Nicole McManus, a 27-year-old Pittsburgh bartender, said the weak economy has turned her cooking hobby into a necessity. Now, instead of eating out she and her friends cook at home together.
"It's kind of ridiculous to drive ... when you can get it at home," she said, while browsing through bargain cookbooks in a Borders store.
Bon Appetit, a magazine that serves up recipes for everything from gourmet meals to fast and easy dinners, said newsstand sales in May 2008 were up 39 percent from a year ago. And many bookstores have reported boosts in cookbook sales.
Because of the eating-in trend, some restaurants are taking a hit in stock price and sales, said Lynne Collier, a senior restaurant analyst for Cleveland-based KeyBanc Capital Markets Inc.
Still, even cooking can be expensive. McManus is buying frozen vegetables whenever possible to save money on more expensive fresh produce. "If I absolutely need it then I will spend the extra money on the fresh stuff, but if I can skimp on it, then I will," she says.
The IRI survey on grocery sales found that about 30 percent of 1,000 consumers questioned said they were buying less fresh produce. Half said they were buying more generic brand products.
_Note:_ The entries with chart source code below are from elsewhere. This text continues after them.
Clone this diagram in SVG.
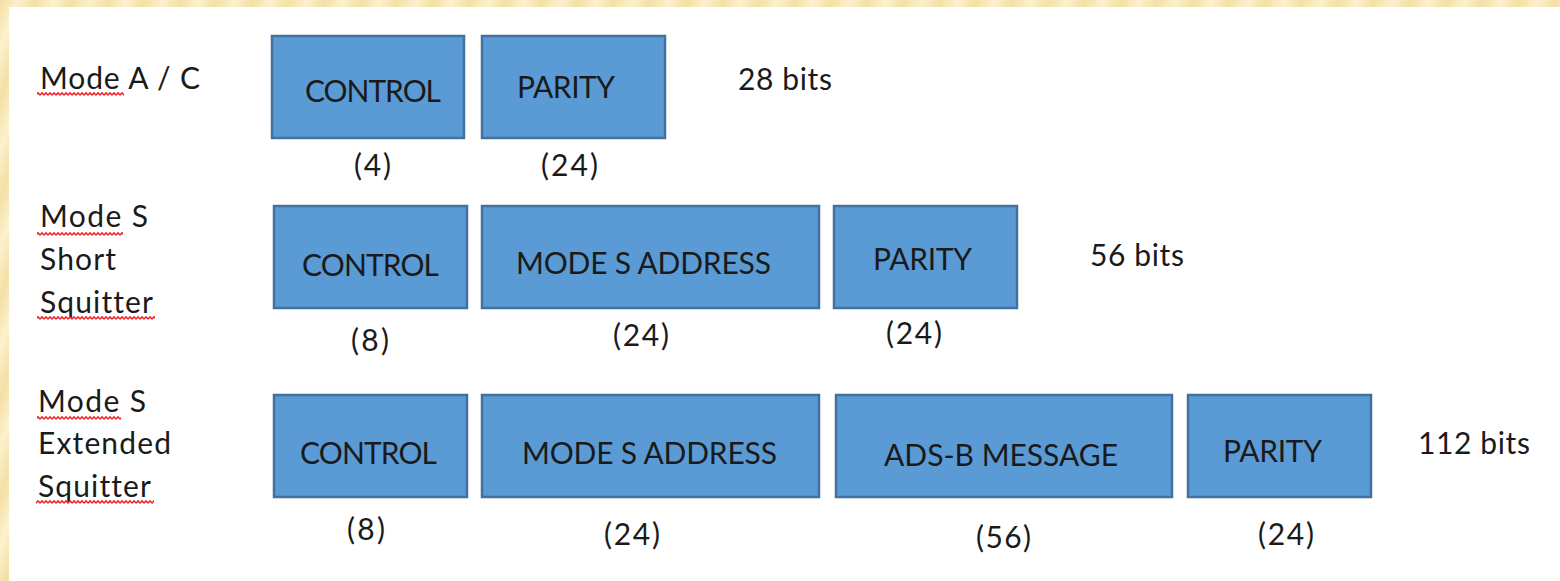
<svg xmlns="http://www.w3.org/2000/svg" width="1560" height="581" viewBox="0 0 1560 581">
  <defs>
    <linearGradient id="stripeGrad" x1="0" y1="0" x2="1" y2="0">
      <stop offset="0" stop-color="#F4E0A4"/>
      <stop offset="0.5" stop-color="#FCF1CE"/>
      <stop offset="1" stop-color="#F4E0A4"/>
    </linearGradient>
    <pattern id="bgStripes" width="34" height="34" patternUnits="userSpaceOnUse" patternTransform="rotate(20)">
      <rect width="34" height="34" fill="url(#stripeGrad)"/>
    </pattern>
    <pattern id="wave" width="4" height="4" patternUnits="userSpaceOnUse">
      <path d="M0,3.2 L2,0.8 L4,3.2" stroke="#E8262A" stroke-width="1.5" fill="none"/>
    </pattern>
    <style>
      .box { fill: #5B9BD5; stroke: #41719C; stroke-width: 2.5; }
      .t { font-family: Lato, "Open Sans", "Liberation Sans", sans-serif; font-size: 30px; fill: #1A1A1A; font-variant-ligatures: none; font-feature-settings: "liga" 0, "clig" 0; }
      .wv { fill: url(#wave); }
    </style>
  </defs>

  <rect x="0" y="0" width="1560" height="581" fill="url(#bgStripes)"/>
  <rect x="9" y="7" width="1551" height="574" fill="#FFFFFF"/>

  <!-- Row labels -->
  <g id="label-modeac">
    <text class="t" x="40" y="89" textLength="160" lengthAdjust="spacing">Mode A / C</text>
    <rect class="wv" x="37" y="92" width="87" height="4"/>
  </g>
  <g id="label-short">
    <text class="t" x="40" y="227" textLength="108" lengthAdjust="spacing">Mode S</text>
    <text class="t" x="40" y="270" textLength="76" lengthAdjust="spacing">Short</text>
    <text class="t" x="40" y="313" textLength="113" lengthAdjust="spacing">Squitter</text>
    <rect class="wv" x="37" y="232" width="86" height="4"/>
    <rect class="wv" x="37" y="316" width="118" height="4"/>
  </g>
  <g id="label-extended">
    <text class="t" x="38" y="412" textLength="108" lengthAdjust="spacing">Mode S</text>
    <text class="t" x="38" y="454" textLength="133" lengthAdjust="spacing">Extended</text>
    <text class="t" x="38" y="497" textLength="113" lengthAdjust="spacing">Squitter</text>
    <rect class="wv" x="37" y="416" width="84" height="4"/>
    <rect class="wv" x="36" y="500" width="118" height="4"/>
  </g>

  <!-- Row 1: Mode A / C -->
  <g id="r1-control">
    <rect class="box" x="272" y="36" width="192" height="102"/>
    <text class="t" x="305" y="102" textLength="136" lengthAdjust="spacing">CONTROL</text>
    <text class="t" x="354" y="176" textLength="37" lengthAdjust="spacing">(4)</text>
  </g>
  <g id="r1-parity">
    <rect class="box" x="482" y="36" width="183" height="102"/>
    <text class="t" x="517" y="98" textLength="98" lengthAdjust="spacing">PARITY</text>
    <text class="t" x="541" y="176" textLength="57" lengthAdjust="spacing">(24)</text>
  </g>
  <g id="r1-total">
    <text class="t" x="738" y="90" textLength="94" lengthAdjust="spacing">28 bits</text>
  </g>

  <!-- Row 2: Mode S Short Squitter -->
  <g id="r2-control">
    <rect class="box" x="274" y="206" width="193" height="102"/>
    <text class="t" x="302" y="276" textLength="137" lengthAdjust="spacing">CONTROL</text>
    <text class="t" x="351" y="351" textLength="38" lengthAdjust="spacing">(8)</text>
  </g>
  <g id="r2-address">
    <rect class="box" x="482" y="206" width="337" height="102"/>
    <text class="t" x="516" y="274" textLength="255" lengthAdjust="spacing">MODE S ADDRESS</text>
    <text class="t" x="613" y="346" textLength="56" lengthAdjust="spacing">(24)</text>
  </g>
  <g id="r2-parity">
    <rect class="box" x="834" y="206" width="183" height="102"/>
    <text class="t" x="873" y="270" textLength="99" lengthAdjust="spacing">PARITY</text>
    <text class="t" x="886" y="344" textLength="56" lengthAdjust="spacing">(24)</text>
  </g>
  <g id="r2-total">
    <text class="t" x="1090" y="266" textLength="94" lengthAdjust="spacing">56 bits</text>
  </g>

  <!-- Row 3: Mode S Extended Squitter -->
  <g id="r3-control">
    <rect class="box" x="274" y="395" width="193" height="102"/>
    <text class="t" x="300" y="464" textLength="137" lengthAdjust="spacing">CONTROL</text>
    <text class="t" x="347" y="540" textLength="38" lengthAdjust="spacing">(8)</text>
  </g>
  <g id="r3-address">
    <rect class="box" x="482" y="395" width="337" height="102"/>
    <text class="t" x="522" y="464" textLength="255" lengthAdjust="spacing">MODE S ADDRESS</text>
    <text class="t" x="604" y="545" textLength="56" lengthAdjust="spacing">(24)</text>
  </g>
  <g id="r3-adsb">
    <rect class="box" x="836" y="395" width="336" height="102"/>
    <text class="t" x="884" y="466" textLength="234" lengthAdjust="spacing">ADS-B MESSAGE</text>
    <text class="t" x="976" y="548" textLength="55" lengthAdjust="spacing">(56)</text>
  </g>
  <g id="r3-parity">
    <rect class="box" x="1188" y="395" width="183" height="102"/>
    <text class="t" x="1223" y="462" textLength="99" lengthAdjust="spacing">PARITY</text>
    <text class="t" x="1258" y="545" textLength="56" lengthAdjust="spacing">(24)</text>
  </g>
  <g id="r3-total">
    <text class="t" x="1418" y="454" textLength="112" lengthAdjust="spacing">112 bits</text>
  </g>

  <g id="connectors"></g>
</svg>
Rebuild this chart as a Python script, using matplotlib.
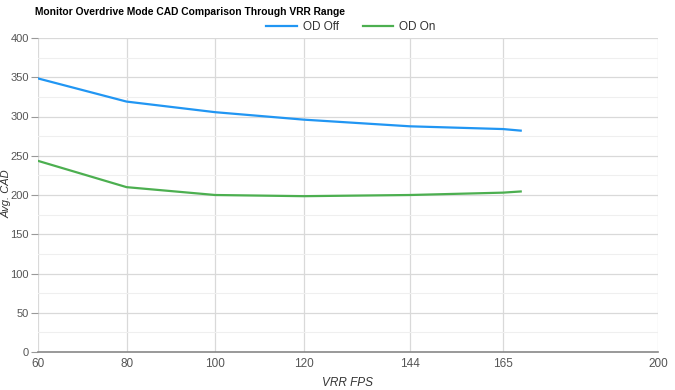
import matplotlib
matplotlib.use("Agg")
import matplotlib.pyplot as plt
from matplotlib.ticker import MultipleLocator

plt.rcParams["font.family"] = ["Liberation Sans", "DejaVu Sans"]

fps = [60, 80, 100, 120, 144, 165, 169]
od_off = [348.5, 319, 305.5, 296, 287.5, 284, 282]
od_on = [243.5, 210, 200, 198.5, 200, 203, 204.5]
xticks = [60, 80, 100, 120, 144, 165, 200]

fig = plt.figure(figsize=(6.75, 3.9), dpi=100)
ax = fig.add_axes([38 / 675, 38 / 390, 620 / 675, 314 / 390])

ax.plot(fps, od_off, color="#2196F3", lw=1.6, label="OD Off")
ax.plot(fps, od_on, color="#4CAF50", lw=1.6, label="OD On")

ax.set_xlim(60, 200); ax.set_ylim(0, 400)
ax.set_xticks(xticks)
ax.yaxis.set_major_locator(MultipleLocator(50))
ax.yaxis.set_minor_locator(MultipleLocator(25))
ax.grid(which="major", color="#d9d9d9", lw=0.9)
ax.grid(which="minor", axis="y", color="#efefef", lw=0.8)
ax.set_axisbelow(True)
for s in ["top", "right", "left"]:
    ax.spines[s].set_visible(False)
ax.spines["bottom"].set_color("#888888"); ax.spines["bottom"].set_linewidth(1.2)
ax.tick_params(axis="x", length=0, pad=4, labelsize=8.5, colors="#555555")
ax.tick_params(axis="y", which="major", length=5, color="#999999", pad=1.5, labelsize=8, labelcolor="#555555")
ax.tick_params(axis="y", which="minor", length=0)

ax.set_xlabel("VRR FPS", fontstyle="italic", fontsize=8.5, color="#333333", labelpad=5)
# y label placed by hand, the tick labels leave little room
fig.text(7 / 675, 1 - 194 / 390, "Avg. CAD", rotation=90, fontstyle="italic", fontsize=8,
         color="#333333", ha="center", va="center")

fig.text(35 / 675, 1 - 12 / 390, "Monitor Overdrive Mode CAD Comparison Through VRR Range",
         fontsize=7.4, fontweight="bold", va="center", ha="left")
fig.legend(loc="center", bbox_to_anchor=(0.52, 1 - 27 / 390), ncol=2, frameon=False,
           fontsize=8.5, handlelength=2.6, columnspacing=2.0, handletextpad=0.5,
           labelcolor="#333333")

fig.savefig("out.png", dpi=100)
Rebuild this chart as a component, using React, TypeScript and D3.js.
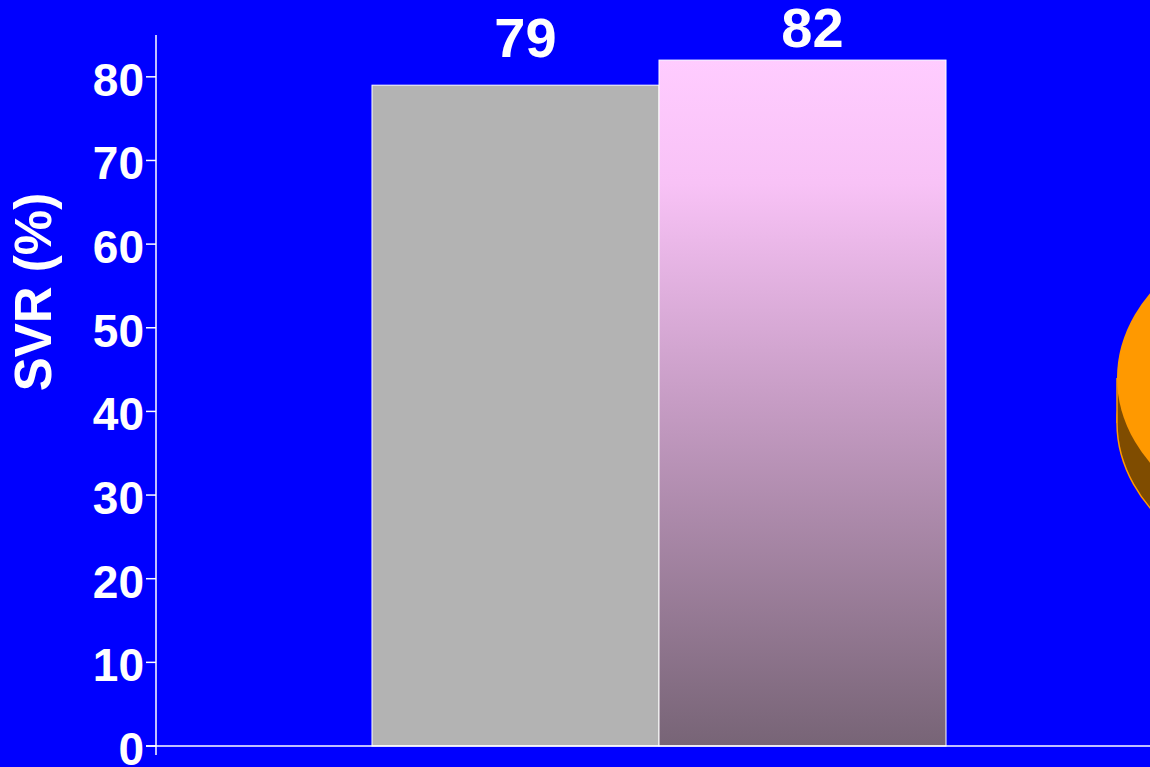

And it looks like prices will keep rising, according to the U.S. Department of Agriculture's Economic Research Service. In February, the service forecast food prices will increase between 3 percent and 4 percent this year. Last year's 4 percent increase was the highest in 17 years.
McManus, the bartender, said eating at home will be "in" as long as food and gas costs rise.
"You're still making the same amount of money no matter how much things go higher and higher," she said. "It can only go so far."